* What is required:
Extract the lines of the material below, beginning with the first and ending with the line that holds "(ftl) -- (ftr);". Skip every picture.

* Data segment:

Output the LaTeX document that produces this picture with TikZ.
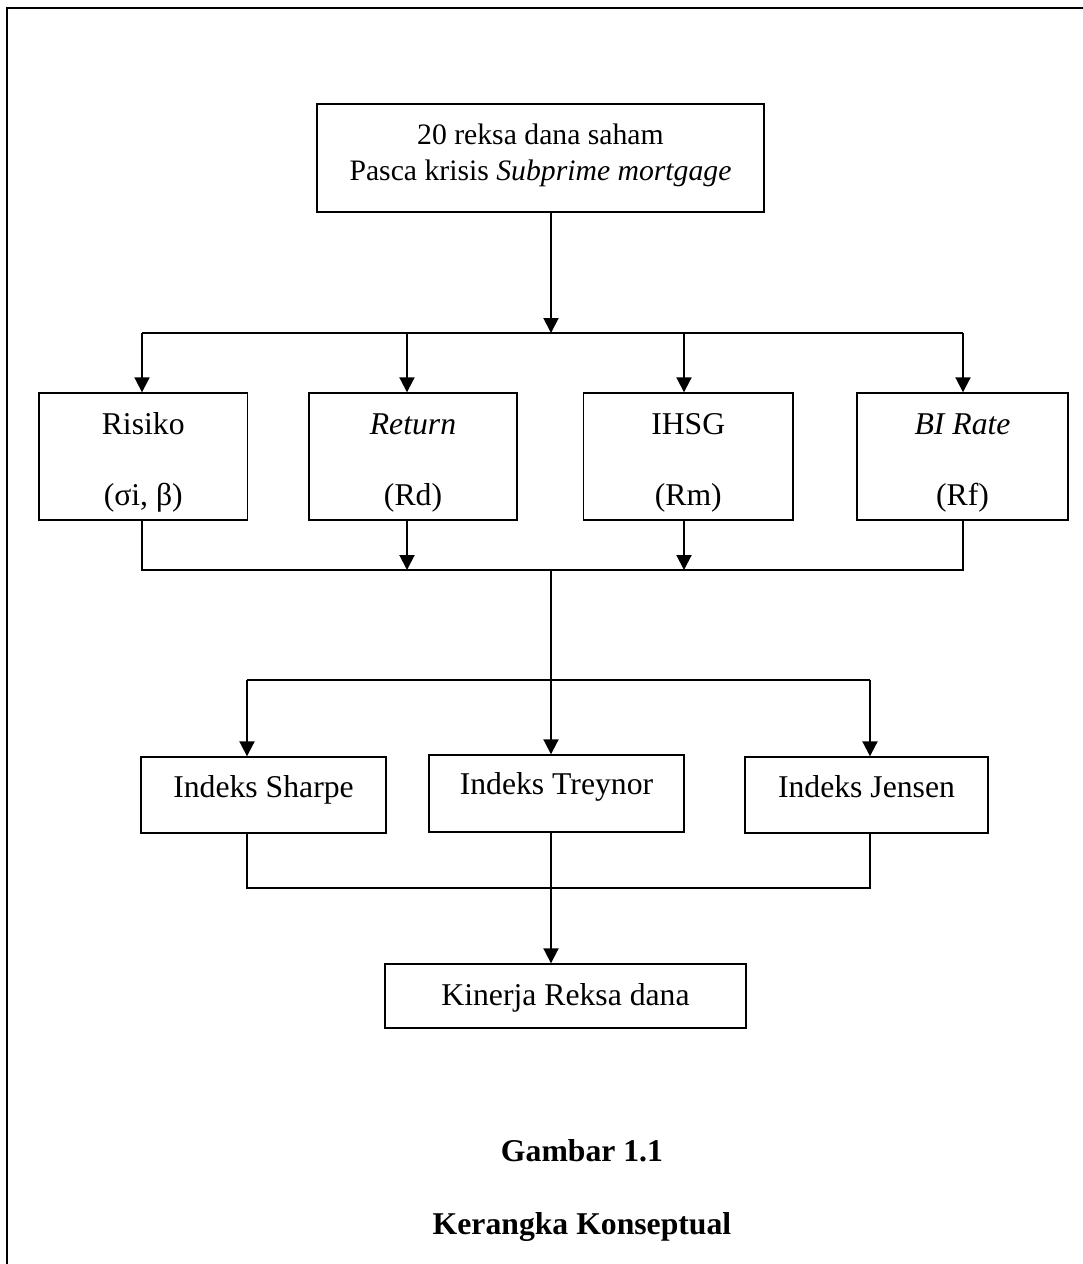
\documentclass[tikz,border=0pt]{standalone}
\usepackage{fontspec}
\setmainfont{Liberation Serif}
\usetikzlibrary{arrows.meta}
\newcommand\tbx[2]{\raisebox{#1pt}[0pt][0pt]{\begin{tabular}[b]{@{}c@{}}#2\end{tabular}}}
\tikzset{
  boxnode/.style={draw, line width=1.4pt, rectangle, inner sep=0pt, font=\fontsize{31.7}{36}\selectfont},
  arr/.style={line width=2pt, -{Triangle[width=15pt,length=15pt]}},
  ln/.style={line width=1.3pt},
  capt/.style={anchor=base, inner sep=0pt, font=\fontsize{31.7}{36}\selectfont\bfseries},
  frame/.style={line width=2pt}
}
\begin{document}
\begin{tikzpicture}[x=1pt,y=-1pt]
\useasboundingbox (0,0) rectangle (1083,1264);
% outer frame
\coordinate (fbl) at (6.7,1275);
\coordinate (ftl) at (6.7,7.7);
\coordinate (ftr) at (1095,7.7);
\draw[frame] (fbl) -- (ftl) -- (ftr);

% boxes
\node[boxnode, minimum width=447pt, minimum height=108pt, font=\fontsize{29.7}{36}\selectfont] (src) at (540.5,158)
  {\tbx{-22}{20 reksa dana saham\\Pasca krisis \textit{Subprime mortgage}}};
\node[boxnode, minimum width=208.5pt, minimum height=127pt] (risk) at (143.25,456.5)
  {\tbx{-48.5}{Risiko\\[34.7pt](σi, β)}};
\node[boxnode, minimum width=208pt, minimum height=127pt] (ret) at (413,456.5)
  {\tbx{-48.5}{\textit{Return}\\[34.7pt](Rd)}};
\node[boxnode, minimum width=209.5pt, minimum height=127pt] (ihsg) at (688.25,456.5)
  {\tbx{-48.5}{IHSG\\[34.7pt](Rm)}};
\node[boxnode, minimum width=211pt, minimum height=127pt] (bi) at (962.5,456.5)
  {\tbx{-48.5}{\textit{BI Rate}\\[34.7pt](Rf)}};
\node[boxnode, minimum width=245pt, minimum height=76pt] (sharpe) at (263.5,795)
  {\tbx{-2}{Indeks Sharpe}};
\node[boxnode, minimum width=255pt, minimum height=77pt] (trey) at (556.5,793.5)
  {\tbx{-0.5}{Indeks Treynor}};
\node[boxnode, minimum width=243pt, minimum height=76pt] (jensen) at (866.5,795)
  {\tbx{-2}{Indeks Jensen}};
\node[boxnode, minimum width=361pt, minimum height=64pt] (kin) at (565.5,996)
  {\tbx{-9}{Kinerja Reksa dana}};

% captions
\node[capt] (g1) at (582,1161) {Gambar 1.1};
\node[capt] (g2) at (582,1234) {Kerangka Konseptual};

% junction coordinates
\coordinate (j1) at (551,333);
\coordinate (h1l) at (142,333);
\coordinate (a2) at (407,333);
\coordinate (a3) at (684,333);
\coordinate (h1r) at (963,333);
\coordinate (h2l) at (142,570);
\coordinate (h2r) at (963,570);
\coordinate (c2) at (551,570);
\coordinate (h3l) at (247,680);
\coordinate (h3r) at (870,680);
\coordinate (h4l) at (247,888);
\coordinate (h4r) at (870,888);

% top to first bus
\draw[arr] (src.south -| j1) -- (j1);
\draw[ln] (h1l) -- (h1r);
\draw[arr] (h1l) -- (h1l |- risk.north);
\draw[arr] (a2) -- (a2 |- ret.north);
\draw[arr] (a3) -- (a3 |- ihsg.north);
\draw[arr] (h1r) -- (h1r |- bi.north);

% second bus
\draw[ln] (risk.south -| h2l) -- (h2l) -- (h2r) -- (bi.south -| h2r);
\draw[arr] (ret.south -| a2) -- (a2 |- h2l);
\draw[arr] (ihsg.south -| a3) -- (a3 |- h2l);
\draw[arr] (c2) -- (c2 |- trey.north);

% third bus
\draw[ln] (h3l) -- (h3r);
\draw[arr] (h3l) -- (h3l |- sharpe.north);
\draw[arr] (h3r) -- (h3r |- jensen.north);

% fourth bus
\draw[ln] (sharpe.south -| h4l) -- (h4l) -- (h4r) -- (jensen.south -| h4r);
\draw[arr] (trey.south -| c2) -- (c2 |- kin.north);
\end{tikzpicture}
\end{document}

* The answer:
Output the LaTeX document that produces this picture with TikZ.
\documentclass[tikz,border=0pt]{standalone}
\usepackage{fontspec}
\setmainfont{Liberation Serif}
\usetikzlibrary{arrows.meta}
\newcommand\tbx[2]{\raisebox{#1pt}[0pt][0pt]{\begin{tabular}[b]{@{}c@{}}#2\end{tabular}}}
\tikzset{
  boxnode/.style={draw, line width=1.4pt, rectangle, inner sep=0pt, font=\fontsize{31.7}{36}\selectfont},
  arr/.style={line width=2pt, -{Triangle[width=15pt,length=15pt]}},
  ln/.style={line width=1.3pt},
  capt/.style={anchor=base, inner sep=0pt, font=\fontsize{31.7}{36}\selectfont\bfseries},
  frame/.style={line width=2pt}
}
\begin{document}
\begin{tikzpicture}[x=1pt,y=-1pt]
\useasboundingbox (0,0) rectangle (1083,1264);
% outer frame
\coordinate (fbl) at (6.7,1275);
\coordinate (ftl) at (6.7,7.7);
\coordinate (ftr) at (1095,7.7);
\draw[frame] (fbl) -- (ftl) -- (ftr);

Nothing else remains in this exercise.